When a coastline turns abruptly landwards, as at the entrance of a bay, and the long shore current does not turn with the coastline, sand and gravel accumulate in the direction of the current as a spit.
Where the coastline changes direction abruptly, as at the opening of bay, longshore drift often continues in the same direction. The load of sand and gravel will be dropped in the deeper water, leading to the growth of a spit down drift. The spit may grow until it joins the other side of the bay and form a tombolo or ayre.
Dunes form when deposition by wind on the upper beach develops low mounds that stand above the limit of wave action.
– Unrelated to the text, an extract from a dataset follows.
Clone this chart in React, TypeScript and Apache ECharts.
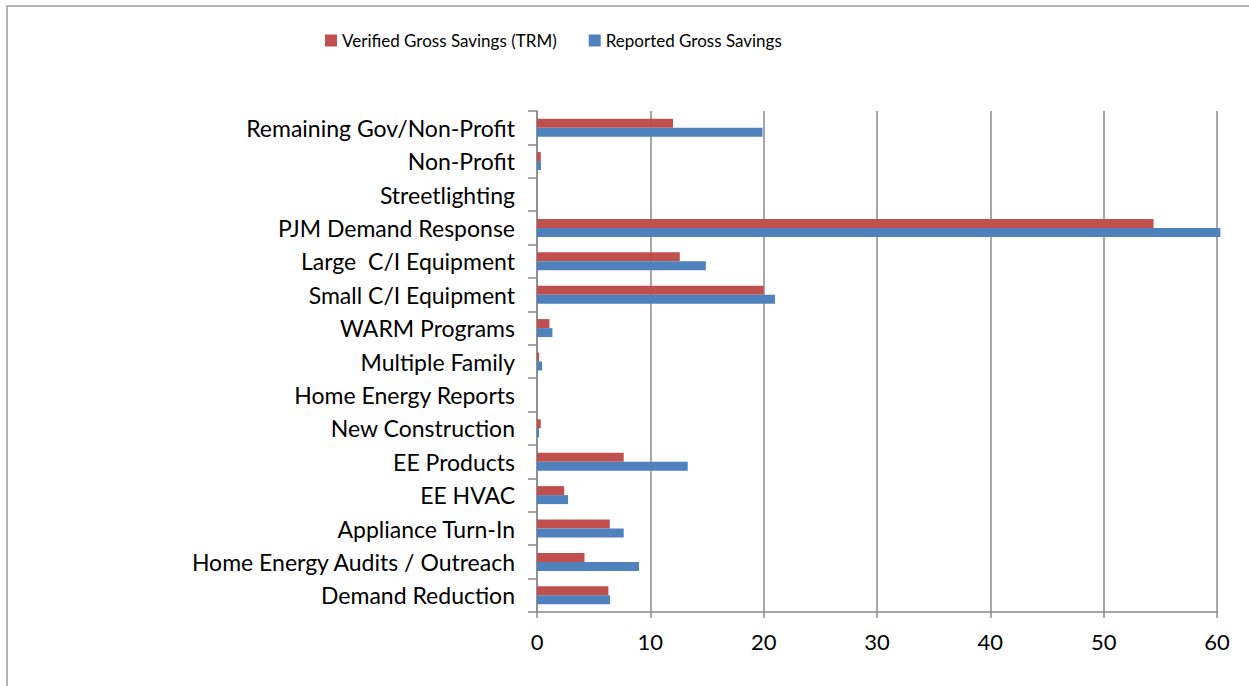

The drift line has annual salt-tolerant plants like Sea Rocket and Oyster Plant.
The western coasts of Orkney possess a remarkable array of boulder beaches which reflect the frequency of high seas and the availability of bedrock for quarrying. The beach crests may extend many metres above sea level and merge into angular cliff top storm deposits.
Beaches of sand and boulders would appear to be the most unlikely landform to be found facing the high-energy environment of the open ocean. The beach is far from stable - it adjusts its shape continuously in response to changing wave energy and so maintains a dynamic equilibrium with its environment.
The continuing rise in sea level and the significant tidal range on Orkney has favoured the development and persistence of salt marsh. Fine-grained sediment is trapped behind bars and ayres and gradually migrates landward, as erosion removes material from the seaward edge and shifts it inland. Orkney salt marshes are small and exist usually in areas sheltered from strong wave action.